The word "ecology" comes from the Greek "oikos, meaning "household" or "place to live". These ecosystems or communities are usually self sustaining. I say "usually" because some of these communities can become unbalanced very quickly when detrimental factors occur. Some ecosystems, like tundra, coral reefs, wetlands and grasslands are very fragile and very small changes can effect their health. Larger ecosystems with wide diversity are much more stable and somewhat resistant to harmful changes.
A forest ecosystem community is directly related to species diversity. Generally, you can assume that the more complex the structure, the greater is its species diversity. You should remember that a forest community is much more than just the sum of its trees. A forest is a system that supports interacting units including trees, soil, insects, animals, and man.
Forest ecosystems tend to always be moving toward maturity or into what foresters call a climax forest. This maturing, also called forest succession, of the ecosystem increases diversity up to the point of old age where the system slowly collapses. One forestry example of this is growth of trees and the entire system toward an old growth forest. When the ecosystem is exploited and exploitation is maintained or when components of the forest begins to naturally die, then the maturity of the forest ecosystem declines.

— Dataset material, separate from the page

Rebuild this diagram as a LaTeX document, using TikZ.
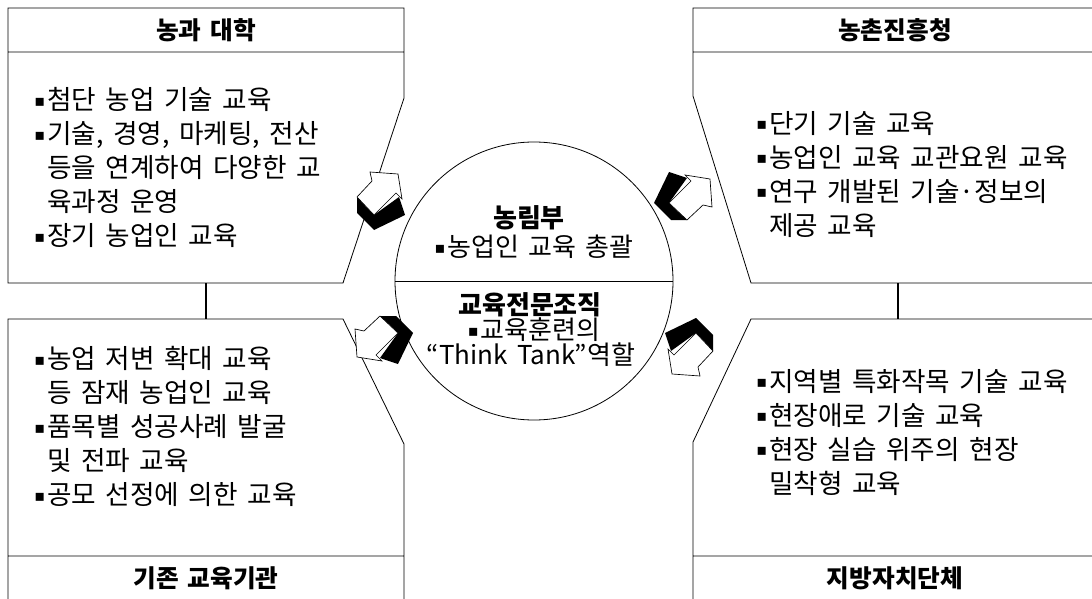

Management of forests for sustainability is desirable when forest diversity is threatened by overuse, resource exploitation, old age and poor management. Forest ecosystems can be disrupted and harmed when not properly sustained. A sustained forest that is certified by a qualified certification program gives some assurance that the forest is managed to allow maximum diversity while satisfying the manager's environmental and economic demands.
Scientists and foresters have dedicated their entire careers trying to understand even a small part of forest ecosystems. Complex forest ecosystems are extremely diverse, ranging from dry desert shrub land to large temperate rain forests. These natural resource professionals have categorized forest ecosystems in North America by placing them into forest biomes. Forest biomes are broad categories of natural tree/plant communities.